Researchers Expanding Diff, Grep Unix Tools
itwbennett writes "At the Usenix Large Installation System Administration (LISA) conference being held this week in Boston, two Dartmouth computer scientists presented variants of the grep and diff Unix command line utilities that can handle more complex types of data. The new programs, called Context-Free Grep and Hierarchical Diff, will provide the ability to parse blocks of data rather than single lines. The research has been funded in part by Google and the U.S. Energy Department."
Space characters in the name of a Unix command line tool is asking for trouble.

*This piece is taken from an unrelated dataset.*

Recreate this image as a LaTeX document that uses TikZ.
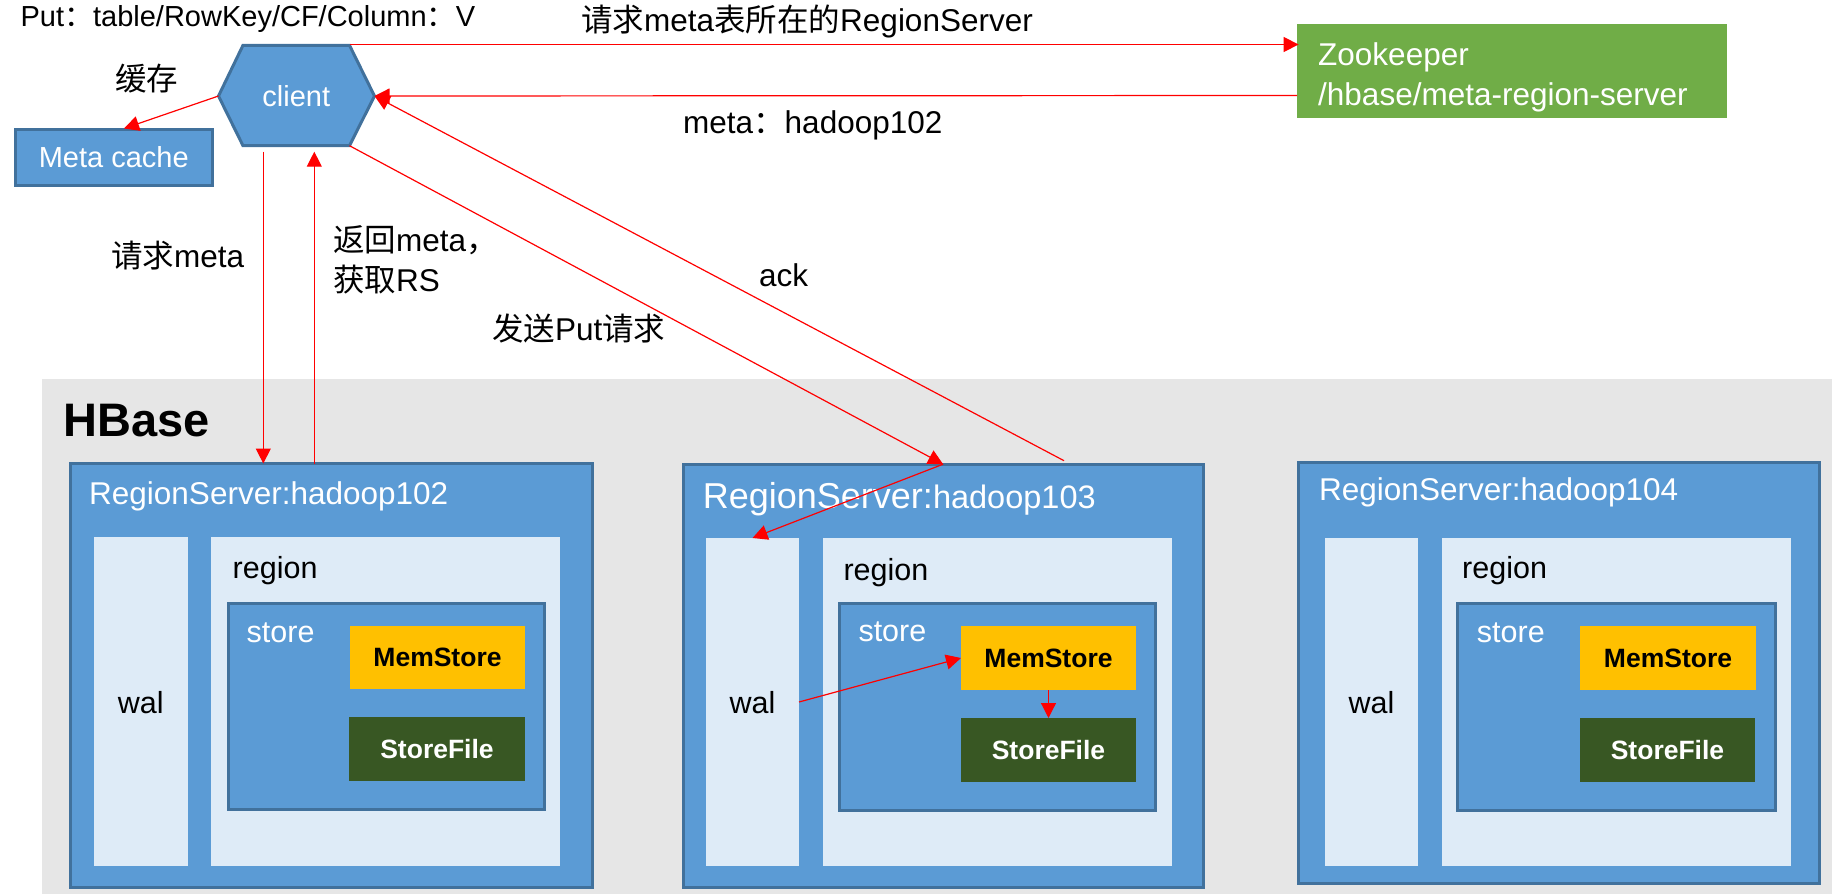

http://www.cs.dartmouth.edu/reports/TR2011-705.pdf
Context-free grep/diff can be used to search for data/changes in arbitrary non-line-record-based files. Such as XML, HTML, JSON, SQLite databases, other databases, Apache configs, and many other pieces of data. Heck, even most programming languages are not line-based, but statement terminated/separated. Imagine being able to grep for a function name, and getting its entire prototype/usage even when it spans multiple lines (very common in standard glibc headers). And, depending on the plugin's capabilities, you could grep for a function name as a function name and not get back any usage of that text as a variable or embedded in a string, or a comment (skip commented-out calls!).
If there's sufficient configurability, you could ask for the entire block that given text is in, and such a grep would be able to display everything in the corresponding {...}. Makes grep that much valuable.

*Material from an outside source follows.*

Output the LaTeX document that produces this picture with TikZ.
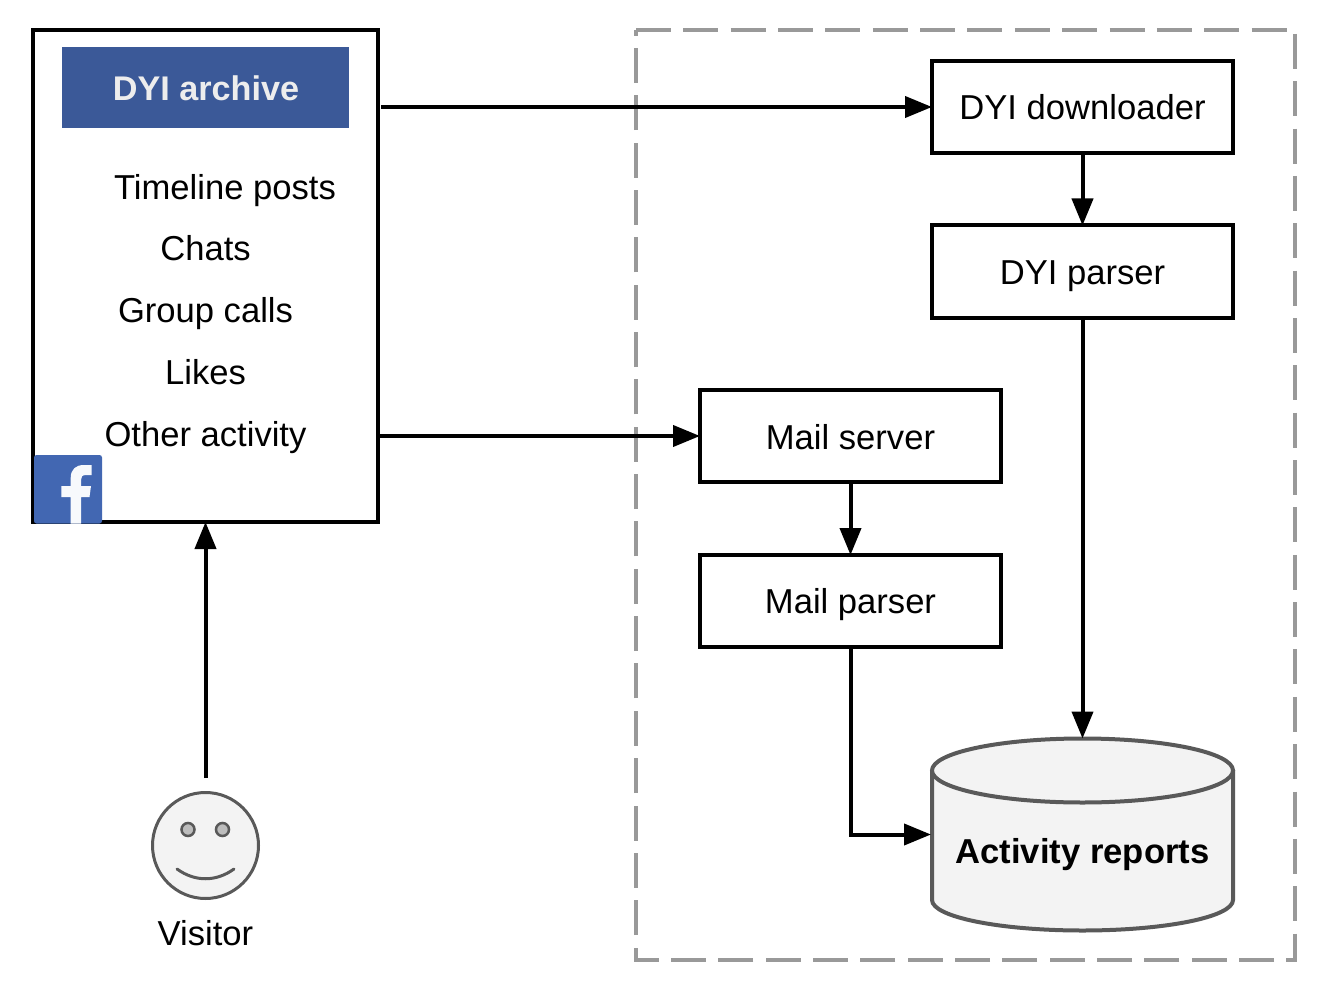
\documentclass[tikz,border=0pt]{standalone}
\usepackage{fontspec}
\setmainfont{Liberation Sans}
\usetikzlibrary{arrows.meta}
\definecolor{fbtitle}{HTML}{3B5998}
\definecolor{fblogo}{HTML}{4267B2}
\definecolor{edgegray}{HTML}{595959}
\definecolor{fillgray}{HTML}{F3F3F3}
\definecolor{dashgray}{HTML}{999999}
\definecolor{eyegray}{HTML}{BDBDBD}
\tikzset{
  x=1pt,y=-1pt,
  boxnode/.style={draw=black,line width=4pt,minimum width=301pt,minimum height=92pt,inner sep=0pt,outer sep=0pt},
  label/.style={font=\fontsize{34.6}{40}\selectfont,anchor=base,inner sep=0pt,outer sep=0pt,text=black},
  conn/.style={draw=black,line width=4pt,-{Triangle[length=27pt,width=21pt]}},
  shapeline/.style={draw=edgegray,line width=4pt,fill=fillgray},
}
\begin{document}
\begin{tikzpicture}
\useasboundingbox (0,0) rectangle (1322,992);
% dashed region
\node[inner sep=0pt,outer sep=0pt,minimum width=659pt,minimum height=930pt] (region) at (965.5,495) {};
\draw[dashgray,line width=4pt,dash pattern=on 35pt off 12.35pt] (region.north west) -- (region.north east) -- (region.south east) -- (region.south west) -- cycle;
% archive
\node[draw=black,line width=4pt,inner sep=0pt,outer sep=0pt,minimum width=345pt,minimum height=492pt] (archive) at (205.5,276) {};
\node[fill=fbtitle,inner sep=0pt,outer sep=0pt,minimum width=286.5pt,minimum height=81.5pt] (title) at (205.7,87.7) {};
\node[label,font=\fontsize{34.2}{40}\selectfont\bfseries,text=white!93!black] (titletext) at (206,100.5) {DYI archive};
\node[label] (t1) at (225,200) {Timeline posts};
\node[label] (t2) at (205.5,261) {Chats};
\node[label] (t3) at (205.5,323) {Group calls};
\node[label] (t4) at (205.5,384) {Likes};
\node[label] (t5) at (205.5,446) {Other activity};
% facebook logo
\fill[fblogo,rounded corners=2.5pt] (34,455) rectangle (102,523.5);
\fill[white!96!fblogo] (70.7,523.5) -- (70.7,497) -- (61.3,497) -- (61.3,486) -- (70.7,486) -- (70.7,478)
  .. controls (70.7,469) and (76,465) .. (84,465) -- (91.7,465) -- (91.7,475) -- (86,475)
  .. controls (82,475) and (81,477) .. (81,480) -- (81,486) -- (91,486) -- (89.5,497) -- (81,497) -- (81,523.5) -- cycle;
% process boxes
\node[boxnode] (down) at (1082.5,107) {};
\node[label] (downt) at (1082.5,120) {DYI downloader};
\node[boxnode] (dparse) at (1082.5,271.5) {};
\node[label] (dparset) at (1082.5,284) {DYI parser};
\node[boxnode] (mail) at (850.5,436) {};
\node[label] (mailt) at (850.5,449) {Mail server};
\node[boxnode] (mparse) at (850.5,601) {};
\node[label] (mparset) at (850.5,613) {Mail parser};
% database
\path[shapeline] (932,770) -- (932,900) .. controls (932,917) and (1000,930.5) .. (1082.5,930.5) .. controls (1165,930.5) and (1233,917) .. (1233,900) -- (1233,770);
\path[shapeline] (1082.5,770.5) ellipse [x radius=150.5pt,y radius=32pt];
\node[inner sep=0pt,outer sep=0pt,minimum width=303pt,minimum height=192pt] (db) at (1082.5,834.5) {};
\node[label,font=\fontsize{34.6}{40}\selectfont\bfseries] (dbt) at (1082.5,863) {Activity reports};
% visitor
\node[circle,shapeline,inner sep=0pt,outer sep=0pt,minimum size=106pt,line width=3pt] (face) at (205.5,845.5) {};
\node[circle,draw=edgegray,line width=2.5pt,fill=eyegray,inner sep=0pt,minimum size=13pt] (eye1) at (188,829.5) {};
\node[circle,draw=edgegray,line width=2.5pt,fill=eyegray,inner sep=0pt,minimum size=13pt] (eye2) at (222.5,829.5) {};
\draw[edgegray,line width=3pt,line cap=round] (177,869) .. controls (195,882) and (216,882) .. (234,869);
\node[label] (vis) at (205.5,945) {Visitor};
\coordinate (vtop) at (205.5,778);
\coordinate (a1) at (381,107);
% connectors
\draw[conn] (a1) -- (down.west);
\draw[conn] (down.south) -- (dparse.north);
\draw[conn] (dparse.south) -- (db.north);
\draw[conn] (archive.east |- mail.west) -- (mail.west);
\draw[conn] (mail.south) -- (mparse.north);
\draw[conn] (mparse.south) |- (db.west);
\draw[conn] (vtop) -- (archive.south);
\end{tikzpicture}
\end{document}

So, my question is, why aren't more IT-heavy corporations/government departments not involved?
FTFA:
Google's interest in this technology springs from the company's efforts in cloud computing, where it must automate operations across a wide range of networking gear, Weaver said. The DOE foresees that this sort of software could play a vital role in smart grids, in which millions of energy consuming end-devices would have connectivity of some sort. The software would help "make sense of all the log files and the configurations of the power control networks," Weaver said.

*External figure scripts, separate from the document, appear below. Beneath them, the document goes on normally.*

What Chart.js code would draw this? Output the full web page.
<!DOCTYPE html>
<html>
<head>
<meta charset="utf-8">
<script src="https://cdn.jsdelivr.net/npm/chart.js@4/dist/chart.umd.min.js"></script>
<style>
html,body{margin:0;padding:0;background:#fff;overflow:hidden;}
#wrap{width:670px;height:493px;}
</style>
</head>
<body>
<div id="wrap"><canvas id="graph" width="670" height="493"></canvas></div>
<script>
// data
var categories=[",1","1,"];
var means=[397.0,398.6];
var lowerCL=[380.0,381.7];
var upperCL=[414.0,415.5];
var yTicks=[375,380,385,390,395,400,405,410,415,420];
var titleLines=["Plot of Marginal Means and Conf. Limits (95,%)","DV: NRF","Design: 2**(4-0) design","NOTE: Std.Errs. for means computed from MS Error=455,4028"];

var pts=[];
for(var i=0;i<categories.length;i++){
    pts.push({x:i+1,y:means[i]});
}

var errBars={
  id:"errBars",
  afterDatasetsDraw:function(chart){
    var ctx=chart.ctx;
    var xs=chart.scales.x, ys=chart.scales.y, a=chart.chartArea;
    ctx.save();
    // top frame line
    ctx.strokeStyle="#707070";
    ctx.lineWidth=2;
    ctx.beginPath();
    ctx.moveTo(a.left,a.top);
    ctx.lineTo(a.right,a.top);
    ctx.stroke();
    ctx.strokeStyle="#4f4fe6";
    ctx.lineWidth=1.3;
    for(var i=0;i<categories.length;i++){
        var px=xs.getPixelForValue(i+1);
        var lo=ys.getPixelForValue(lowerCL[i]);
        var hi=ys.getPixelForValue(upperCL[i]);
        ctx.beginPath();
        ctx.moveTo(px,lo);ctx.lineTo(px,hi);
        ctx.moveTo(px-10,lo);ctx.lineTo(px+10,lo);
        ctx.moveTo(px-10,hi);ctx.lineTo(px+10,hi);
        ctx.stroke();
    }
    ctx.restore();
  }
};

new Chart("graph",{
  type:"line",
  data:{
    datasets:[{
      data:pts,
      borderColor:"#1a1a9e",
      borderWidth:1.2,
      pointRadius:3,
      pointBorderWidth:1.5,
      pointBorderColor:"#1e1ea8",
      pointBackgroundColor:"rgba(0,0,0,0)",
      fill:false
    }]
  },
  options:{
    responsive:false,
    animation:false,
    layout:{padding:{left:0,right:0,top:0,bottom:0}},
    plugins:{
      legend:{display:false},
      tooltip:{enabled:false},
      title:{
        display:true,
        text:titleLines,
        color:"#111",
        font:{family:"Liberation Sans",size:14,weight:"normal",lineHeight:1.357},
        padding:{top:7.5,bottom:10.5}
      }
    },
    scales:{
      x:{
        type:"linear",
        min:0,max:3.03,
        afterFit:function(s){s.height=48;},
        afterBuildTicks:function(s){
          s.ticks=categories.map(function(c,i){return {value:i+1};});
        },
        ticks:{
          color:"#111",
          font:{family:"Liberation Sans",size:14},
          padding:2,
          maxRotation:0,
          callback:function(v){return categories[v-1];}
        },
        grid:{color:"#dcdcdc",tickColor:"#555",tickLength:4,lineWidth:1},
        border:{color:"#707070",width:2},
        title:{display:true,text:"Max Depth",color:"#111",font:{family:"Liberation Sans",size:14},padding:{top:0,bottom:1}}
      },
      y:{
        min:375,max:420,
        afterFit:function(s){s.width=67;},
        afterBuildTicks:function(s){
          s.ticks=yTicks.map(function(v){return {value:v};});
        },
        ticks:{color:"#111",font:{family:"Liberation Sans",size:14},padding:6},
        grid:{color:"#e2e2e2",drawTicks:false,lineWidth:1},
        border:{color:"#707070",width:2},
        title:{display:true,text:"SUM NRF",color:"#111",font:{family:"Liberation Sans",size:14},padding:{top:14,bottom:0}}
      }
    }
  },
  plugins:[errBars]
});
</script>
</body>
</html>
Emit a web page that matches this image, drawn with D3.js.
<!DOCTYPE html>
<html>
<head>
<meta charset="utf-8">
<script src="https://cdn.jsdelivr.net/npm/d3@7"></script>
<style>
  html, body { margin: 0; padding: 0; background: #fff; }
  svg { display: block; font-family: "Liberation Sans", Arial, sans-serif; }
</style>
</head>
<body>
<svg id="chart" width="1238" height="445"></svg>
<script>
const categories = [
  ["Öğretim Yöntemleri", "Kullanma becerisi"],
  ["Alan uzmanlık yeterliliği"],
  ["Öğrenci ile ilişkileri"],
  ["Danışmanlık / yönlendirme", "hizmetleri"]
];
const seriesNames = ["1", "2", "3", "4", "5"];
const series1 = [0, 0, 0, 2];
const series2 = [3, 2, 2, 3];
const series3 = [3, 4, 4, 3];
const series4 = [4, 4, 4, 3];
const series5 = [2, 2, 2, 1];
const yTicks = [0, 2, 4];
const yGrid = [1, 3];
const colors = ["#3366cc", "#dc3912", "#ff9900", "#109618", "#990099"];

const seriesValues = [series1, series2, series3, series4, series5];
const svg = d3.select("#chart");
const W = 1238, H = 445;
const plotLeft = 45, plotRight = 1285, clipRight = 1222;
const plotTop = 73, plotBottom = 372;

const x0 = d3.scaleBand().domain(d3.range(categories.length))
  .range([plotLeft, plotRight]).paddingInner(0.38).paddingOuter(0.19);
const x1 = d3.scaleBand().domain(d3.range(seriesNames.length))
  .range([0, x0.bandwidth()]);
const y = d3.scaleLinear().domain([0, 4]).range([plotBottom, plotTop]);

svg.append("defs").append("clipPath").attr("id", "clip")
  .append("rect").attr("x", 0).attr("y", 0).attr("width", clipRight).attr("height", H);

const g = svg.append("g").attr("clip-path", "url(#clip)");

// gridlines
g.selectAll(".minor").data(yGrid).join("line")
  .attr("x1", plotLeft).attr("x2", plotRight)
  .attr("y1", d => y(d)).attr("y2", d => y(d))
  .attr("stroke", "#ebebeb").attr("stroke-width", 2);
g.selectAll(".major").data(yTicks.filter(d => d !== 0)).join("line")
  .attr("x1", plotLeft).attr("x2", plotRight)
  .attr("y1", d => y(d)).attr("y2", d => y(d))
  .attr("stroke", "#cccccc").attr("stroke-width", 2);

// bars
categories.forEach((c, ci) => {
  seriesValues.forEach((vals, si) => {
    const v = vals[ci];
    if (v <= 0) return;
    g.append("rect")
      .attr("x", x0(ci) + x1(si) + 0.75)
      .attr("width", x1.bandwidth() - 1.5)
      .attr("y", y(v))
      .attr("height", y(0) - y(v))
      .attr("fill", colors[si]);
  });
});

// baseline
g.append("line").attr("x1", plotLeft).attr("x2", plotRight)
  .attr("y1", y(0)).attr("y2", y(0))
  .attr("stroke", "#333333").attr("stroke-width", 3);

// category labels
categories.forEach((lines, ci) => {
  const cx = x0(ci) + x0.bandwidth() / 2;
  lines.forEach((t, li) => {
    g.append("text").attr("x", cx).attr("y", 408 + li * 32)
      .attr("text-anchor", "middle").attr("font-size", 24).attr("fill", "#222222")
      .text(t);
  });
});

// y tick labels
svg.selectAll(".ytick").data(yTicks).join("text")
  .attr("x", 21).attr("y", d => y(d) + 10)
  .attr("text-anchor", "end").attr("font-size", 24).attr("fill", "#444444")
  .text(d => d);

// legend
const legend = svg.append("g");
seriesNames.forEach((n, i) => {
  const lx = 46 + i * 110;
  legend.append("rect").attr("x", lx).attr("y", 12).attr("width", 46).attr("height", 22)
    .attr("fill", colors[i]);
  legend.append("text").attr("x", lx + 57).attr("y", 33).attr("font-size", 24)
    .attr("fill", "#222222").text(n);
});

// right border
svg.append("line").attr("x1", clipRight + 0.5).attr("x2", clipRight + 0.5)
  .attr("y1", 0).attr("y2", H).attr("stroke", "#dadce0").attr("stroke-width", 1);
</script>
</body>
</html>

This violates so many rules of the Unix philosophy that I don't even know where to begin...
FTFA:
Grep has issues with data blocks as well. "With regular expressions, you don't really have the ability to extract things that are nested arbitrarily deep," Weaver said.
If your data structures are so complex that diff/grep won't cut it, they should probably be massaged into XML, in which case you can use XSLT off the shelf. It's already customizable to whatever data format you're working with.
FTFA:
With [operational data in block-like data structures], a tool such as diff "can be too low-level," Weaver said. "Diff doesn't really pay attention to the structure of the language you are trying to tell differences between." He has seen cases where dif reports that 10 changes have been made to a file, when in fact only two changes have been made, and the remaining data has simply been shifted around.
No, 10 changes have been made. The fact that only two substantive changes have been made based on 10 edits is a subjective determination. That is, unless you want to detect that moving a block of code or data from one place to another in a file has no actual effect, in which case good luck because that's a domain-specific hard problem.
This post expresses my opinion, not that of my employer. And yes, IAAL.